There is this prevailing belief that Asians don’t have to worry about cancer. Nothing could be farther from the truth. Asians have the highest rates of stomach cancer and liver cancer. One of the main reasons people get liver cancer is because of Hepatitis B, and Asian immigrants have the highest rates of Hepatitis B infection in the world. All you need to do is get a vaccination, but not enough people are getting it. Unfortunately, Hepatitis B is passed down from a mother to her child. The earlier you contract Hepatitis B, if you don’t get it treated, the greater your chance of getting liver cancer later on. Liver cancer and cervical cancer, which also have high rates in the Asian community, are two cancers that are actually caused by communicable diseases. They are absolutely preventable, and yet those rates are the highest in Asian communities.

There are a lot of cultural reasons why it’s difficult to educate Asian communities about cancer. A lot of Asian philosophies believe you have no control over what happens. It’s karma. There’s also a very strong belief that cancer is contagious. Therefore, you don’t want to talk about it or be around anyone that has it. Also, Asian populations in the United States are 70% first-generation immigrants, so their English proficiency is low. There are well over 35 different Asian communities, and they speak over a thousand different languages and dialects. You need to work with folks in the community to bring about culturally respectful and appropriate messages to get the whole concept of cancer, prevention, early detection and treatment across.
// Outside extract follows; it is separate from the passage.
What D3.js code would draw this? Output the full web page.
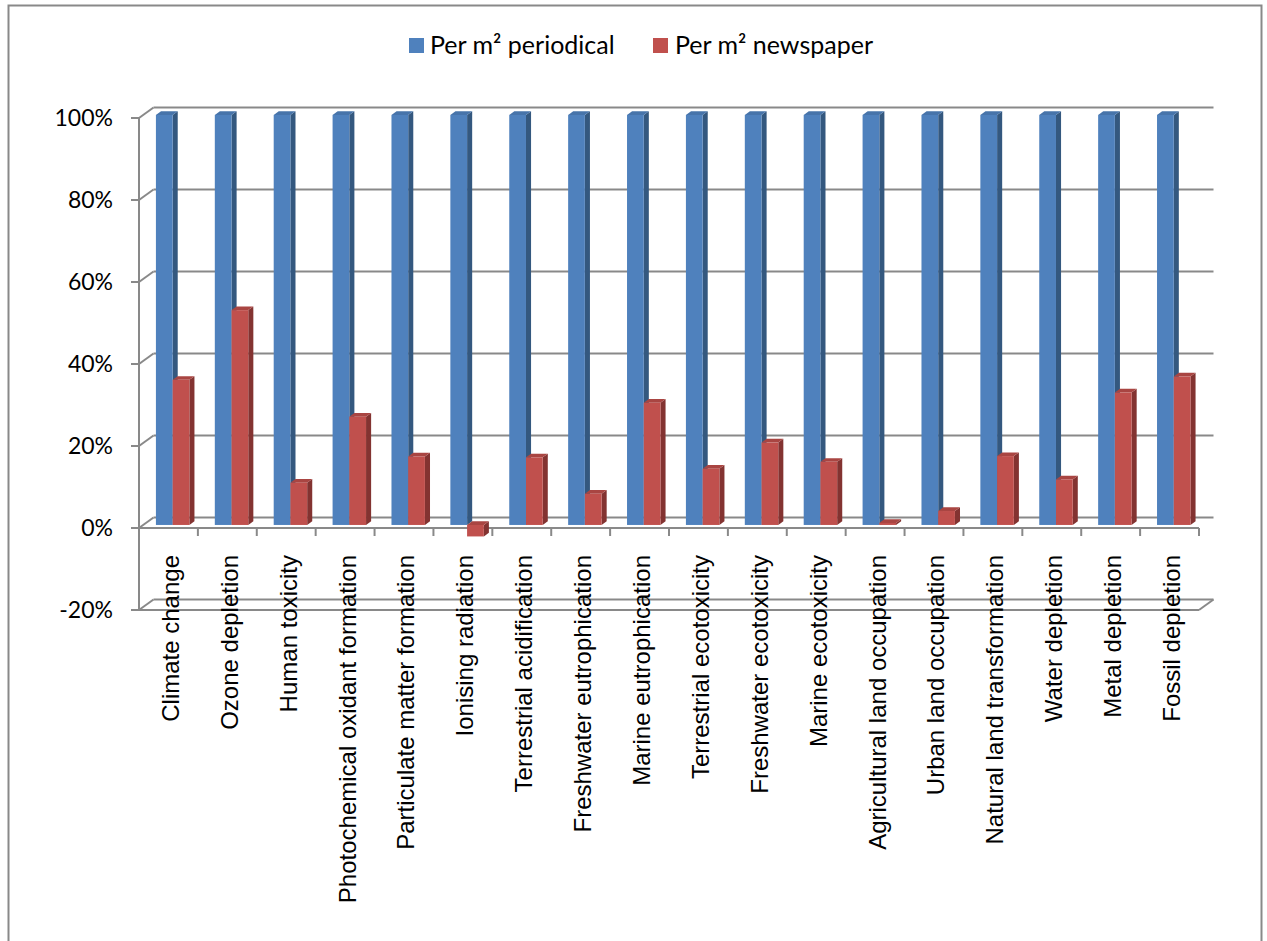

When I was first diagnosed, I was naturally consumed by wanting to figure out how I was gonna make sure I lived, and sex was just not in that picture. In the very beginning, my husband was in that same mode. But further into my treatment, he started to miss sexual relations. We talked about it, because it was bothering him. I had to tell him that I just wasn’t interested in sex for me or for him. It wasn’t until I was almost completely done with treatment that I started feeling like a sexual being again. I felt like I was starting all over and had to get back my self-confidence in terms of my sexuality. The fact that I didn’t have a breast was not a problem for me and, fortunately, it wasn’t a problem for him.
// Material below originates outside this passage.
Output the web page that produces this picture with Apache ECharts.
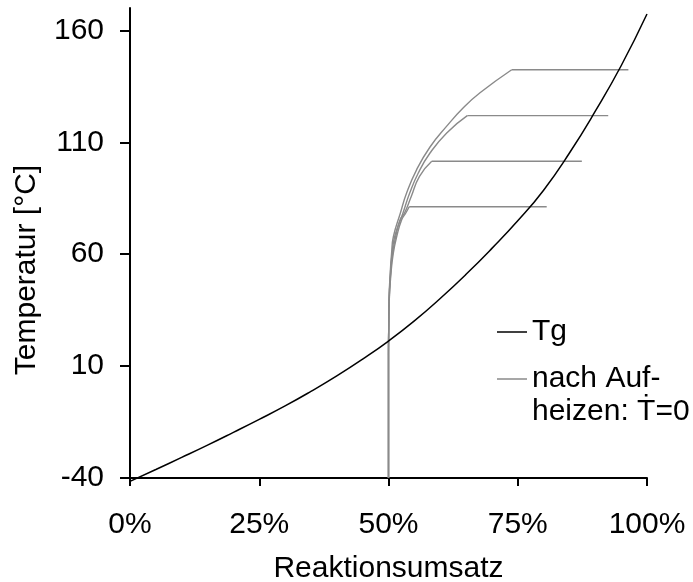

My husband and I ended up getting a divorce three years later, after I finished my treatment. It had nothing to do with my breast cancer. When I started dating again, I was very open about the fact that I only had one breast. I eventually did become involved with somebody, and we ended up having an intimate relationship. It was like an unveiling. I remember turning away from him and undressing, and then turning around and showing him. He told me that I was absolutely beautiful. We ended up getting married. Six months later, I ended up getting my recurrence.
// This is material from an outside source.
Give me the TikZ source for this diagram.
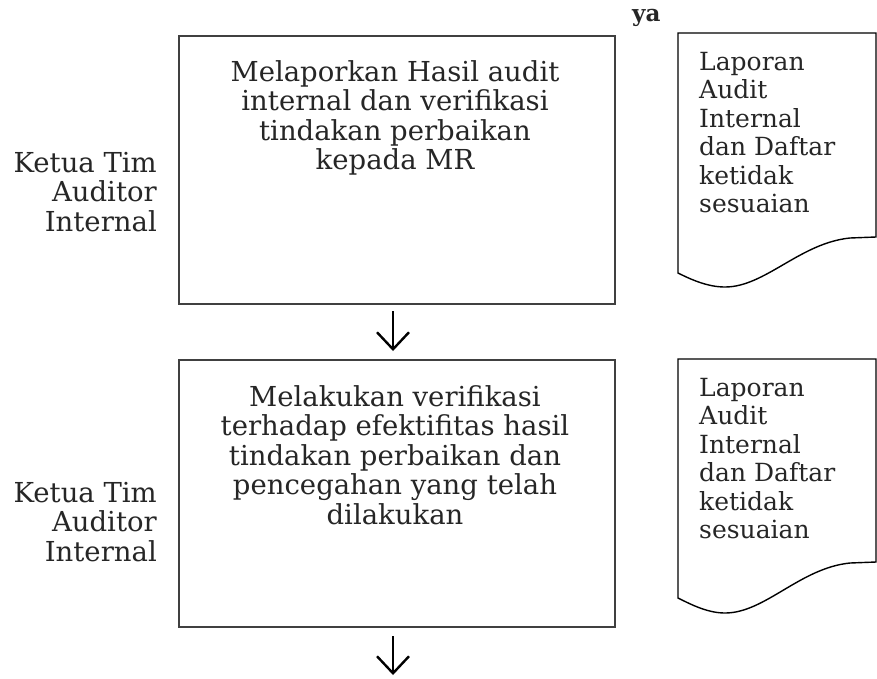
\documentclass[tikz,border=0pt]{standalone}
\usepackage{fontspec}
\setmainfont{DejaVu Serif}
\usetikzlibrary{arrows.meta}
\begin{document}
\begin{tikzpicture}[x=1pt,y=-1pt,
  txt/.style={font=\fontsize{27.5}{29.5}\selectfont, inner sep=0pt, text=black!85},
  actor/.style={font=\fontsize{27.5}{29.5}\selectfont, inner sep=0pt, text=black!85},
  doctxt/.style={font=\fontsize{25}{28.5}\selectfont, inner sep=0pt, text=black!85},
  proc/.style={draw=black!75, line width=1.8pt},
  doc/.style={draw=black, line width=1.4pt},
  flow/.style={line width=2.4pt, -{Straight Barb[length=17pt,width=32pt,line width=2.4pt]}}]
\useasboundingbox (0,0) rectangle (877,678);
% process boxes
\node[proc, minimum width=436pt, minimum height=268pt, anchor=north west, inner sep=0pt] (p1) at (178,35) {};
\node[proc, minimum width=436pt, minimum height=267pt, anchor=north west, inner sep=0pt] (p2) at (178,359) {};
\node[txt, align=center, anchor=north] (t1) at (395,60) {Melaporkan Hasil audit\\internal dan verifikasi\\tindakan perbaikan\\kepada MR};
\node[txt, align=center, anchor=north] (t2) at (395,385) {Melakukan verifikasi\\terhadap efektifitas hasil\\tindakan perbaikan dan\\pencegahan yang telah\\dilakukan};
% actors
\node[actor, align=right, anchor=north east] (a1) at (157,152) {Ketua Tim\\Auditor\\Internal};
\node[actor, align=right, anchor=north east] (a2) at (157,482) {Ketua Tim\\Auditor\\Internal};
% documents
\draw[doc] (678,33) -- (876,33) -- (876,237) -- (850,238)
  .. controls (800,243) and (765,287) .. (725,287)
  .. controls (708,287) and (692,280) .. (678,273) -- cycle;
\draw[doc] (678,359) -- (876,359) -- (876,562) -- (850,563)
  .. controls (800,568) and (765,613) .. (725,613)
  .. controls (708,613) and (692,605) .. (678,598) -- cycle;
\node[doctxt, align=left, anchor=north west] (d1) at (699,52) {Laporan\\Audit\\Internal\\dan Daftar\\ketidak\\sesuaian};
\node[doctxt, align=left, anchor=north west] (d2) at (699,378) {Laporan\\Audit\\Internal\\dan Daftar\\ketidak\\sesuaian};
\node[inner sep=0pt, font=\bfseries\fontsize{23}{26}\selectfont, text=black!85, anchor=base west] (ya) at (632,21) {ya};
% flow arrows
\coordinate (s1) at (393,311);
\coordinate (e1) at (393,351);
\coordinate (s2) at (393,636);
\coordinate (e2) at (393,675);
\draw[flow] (s1) -- (e1);
\draw[flow] (s2) -- (e2);
\end{tikzpicture}
\end{document}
We went from a life of having lots of fun in our sexual life and being very active, hiking, camping, dirt bike riding, wine tasting. Suddenly, I got sick and everything came to a stop. Because of my chronic pain, none of it has started again, and that includes our sexual life. I can’t get into a comfortable position to sit or stand, let alone have sexual relations. In addition, the treatment I get for my chronic pain includes 24-hour narcotic medication, and my vagina has actually atrophied. We haven’t had standard intercourse in years. On occasion, although probably not as often as he would like, we do have intimate contact, but it’s not related to intercourse anymore. I miss it. We’ve talked about it a lot. I don’t know if I believe him, but he says that he doesn’t miss it, that it’s okay. We do a lot of cuddling, and we’re very affectionate with each other. He’s so supportive. I call him my saint, because he is. This happened six months after we got married, and he didn’t have to stick around. But he’s still there.

My name is Susan Matsuko Shinagawa, and I became a cancer thriver on October 10, 1991 when I was first diagnosed with breast cancer.